_DESCRIPTION OF THE TASK_
Extract word for word the lines of the listing from its start to the line holding "const rowY = [524, 552.5, 581];", both ends kept; pictures are not part of the copy.

_PROVIDED MATERIAL_
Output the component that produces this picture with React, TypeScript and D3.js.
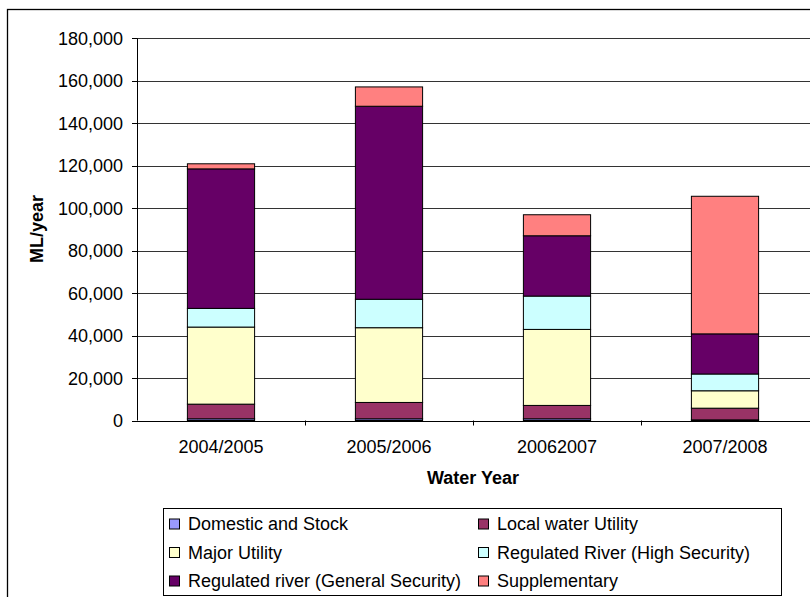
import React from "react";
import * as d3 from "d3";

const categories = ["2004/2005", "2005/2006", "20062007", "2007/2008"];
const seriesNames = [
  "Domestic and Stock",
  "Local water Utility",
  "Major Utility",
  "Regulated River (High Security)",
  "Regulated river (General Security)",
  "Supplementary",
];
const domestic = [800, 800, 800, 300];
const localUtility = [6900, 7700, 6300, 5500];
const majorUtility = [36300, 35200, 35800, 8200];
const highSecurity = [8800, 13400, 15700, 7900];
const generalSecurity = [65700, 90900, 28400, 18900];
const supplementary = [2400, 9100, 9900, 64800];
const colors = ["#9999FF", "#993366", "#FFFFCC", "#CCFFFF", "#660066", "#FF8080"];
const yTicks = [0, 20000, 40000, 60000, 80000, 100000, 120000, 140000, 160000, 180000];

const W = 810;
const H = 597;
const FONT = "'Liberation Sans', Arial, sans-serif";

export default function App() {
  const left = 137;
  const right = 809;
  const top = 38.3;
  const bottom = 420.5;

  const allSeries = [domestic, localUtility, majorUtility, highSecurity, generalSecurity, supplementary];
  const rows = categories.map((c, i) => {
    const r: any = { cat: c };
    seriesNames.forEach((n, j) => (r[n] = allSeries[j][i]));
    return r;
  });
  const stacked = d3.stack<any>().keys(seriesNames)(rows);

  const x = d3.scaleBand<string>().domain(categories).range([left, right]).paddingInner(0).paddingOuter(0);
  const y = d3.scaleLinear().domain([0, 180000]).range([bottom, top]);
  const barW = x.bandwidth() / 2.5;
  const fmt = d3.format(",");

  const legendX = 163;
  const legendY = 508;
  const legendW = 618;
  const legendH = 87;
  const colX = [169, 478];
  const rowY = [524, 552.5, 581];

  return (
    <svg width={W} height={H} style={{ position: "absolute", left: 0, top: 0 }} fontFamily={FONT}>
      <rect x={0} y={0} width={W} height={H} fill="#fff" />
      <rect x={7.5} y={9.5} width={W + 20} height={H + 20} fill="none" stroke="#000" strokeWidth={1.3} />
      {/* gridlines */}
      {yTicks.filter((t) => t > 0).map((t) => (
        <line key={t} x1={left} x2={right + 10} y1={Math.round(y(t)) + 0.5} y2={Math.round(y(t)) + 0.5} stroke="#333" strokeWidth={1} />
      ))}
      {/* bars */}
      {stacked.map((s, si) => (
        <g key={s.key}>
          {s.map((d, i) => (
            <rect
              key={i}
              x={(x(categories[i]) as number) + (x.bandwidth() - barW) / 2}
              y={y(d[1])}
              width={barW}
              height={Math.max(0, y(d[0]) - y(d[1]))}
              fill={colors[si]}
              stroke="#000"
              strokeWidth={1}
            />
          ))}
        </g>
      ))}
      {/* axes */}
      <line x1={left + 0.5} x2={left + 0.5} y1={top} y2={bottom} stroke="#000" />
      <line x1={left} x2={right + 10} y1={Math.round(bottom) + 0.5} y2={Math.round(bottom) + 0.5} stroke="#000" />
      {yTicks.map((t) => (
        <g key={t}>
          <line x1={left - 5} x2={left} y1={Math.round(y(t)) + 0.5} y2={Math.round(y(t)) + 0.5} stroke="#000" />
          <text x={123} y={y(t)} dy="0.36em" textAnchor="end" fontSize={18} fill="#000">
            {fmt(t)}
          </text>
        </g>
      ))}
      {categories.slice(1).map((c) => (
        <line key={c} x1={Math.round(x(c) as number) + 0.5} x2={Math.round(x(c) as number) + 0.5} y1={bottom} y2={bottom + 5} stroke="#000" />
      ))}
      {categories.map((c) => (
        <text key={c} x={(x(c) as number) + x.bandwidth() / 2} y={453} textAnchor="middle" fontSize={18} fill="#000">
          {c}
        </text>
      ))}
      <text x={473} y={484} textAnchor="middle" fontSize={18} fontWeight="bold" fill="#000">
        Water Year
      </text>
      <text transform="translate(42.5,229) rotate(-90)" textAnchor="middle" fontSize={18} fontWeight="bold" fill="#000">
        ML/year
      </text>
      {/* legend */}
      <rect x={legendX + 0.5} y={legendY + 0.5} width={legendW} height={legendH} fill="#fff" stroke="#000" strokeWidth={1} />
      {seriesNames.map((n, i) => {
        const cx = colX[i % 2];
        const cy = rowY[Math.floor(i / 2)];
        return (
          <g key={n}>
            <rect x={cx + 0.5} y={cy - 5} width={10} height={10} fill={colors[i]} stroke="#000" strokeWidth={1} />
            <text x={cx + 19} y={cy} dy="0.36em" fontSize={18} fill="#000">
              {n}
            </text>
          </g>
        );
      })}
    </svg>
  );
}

_RESPONSE TO THE EXERCISE_
Output the component that produces this picture with React, TypeScript and D3.js.
import React from "react";
import * as d3 from "d3";

const categories = ["2004/2005", "2005/2006", "20062007", "2007/2008"];
const seriesNames = [
  "Domestic and Stock",
  "Local water Utility",
  "Major Utility",
  "Regulated River (High Security)",
  "Regulated river (General Security)",
  "Supplementary",
];
const domestic = [800, 800, 800, 300];
const localUtility = [6900, 7700, 6300, 5500];
const majorUtility = [36300, 35200, 35800, 8200];
const highSecurity = [8800, 13400, 15700, 7900];
const generalSecurity = [65700, 90900, 28400, 18900];
const supplementary = [2400, 9100, 9900, 64800];
const colors = ["#9999FF", "#993366", "#FFFFCC", "#CCFFFF", "#660066", "#FF8080"];
const yTicks = [0, 20000, 40000, 60000, 80000, 100000, 120000, 140000, 160000, 180000];

const W = 810;
const H = 597;
const FONT = "'Liberation Sans', Arial, sans-serif";

export default function App() {
  const left = 137;
  const right = 809;
  const top = 38.3;
  const bottom = 420.5;

  const allSeries = [domestic, localUtility, majorUtility, highSecurity, generalSecurity, supplementary];
  const rows = categories.map((c, i) => {
    const r: any = { cat: c };
    seriesNames.forEach((n, j) => (r[n] = allSeries[j][i]));
    return r;
  });
  const stacked = d3.stack<any>().keys(seriesNames)(rows);

  const x = d3.scaleBand<string>().domain(categories).range([left, right]).paddingInner(0).paddingOuter(0);
  const y = d3.scaleLinear().domain([0, 180000]).range([bottom, top]);
  const barW = x.bandwidth() / 2.5;
  const fmt = d3.format(",");

  const legendX = 163;
  const legendY = 508;
  const legendW = 618;
  const legendH = 87;
  const colX = [169, 478];
  const rowY = [524, 552.5, 581];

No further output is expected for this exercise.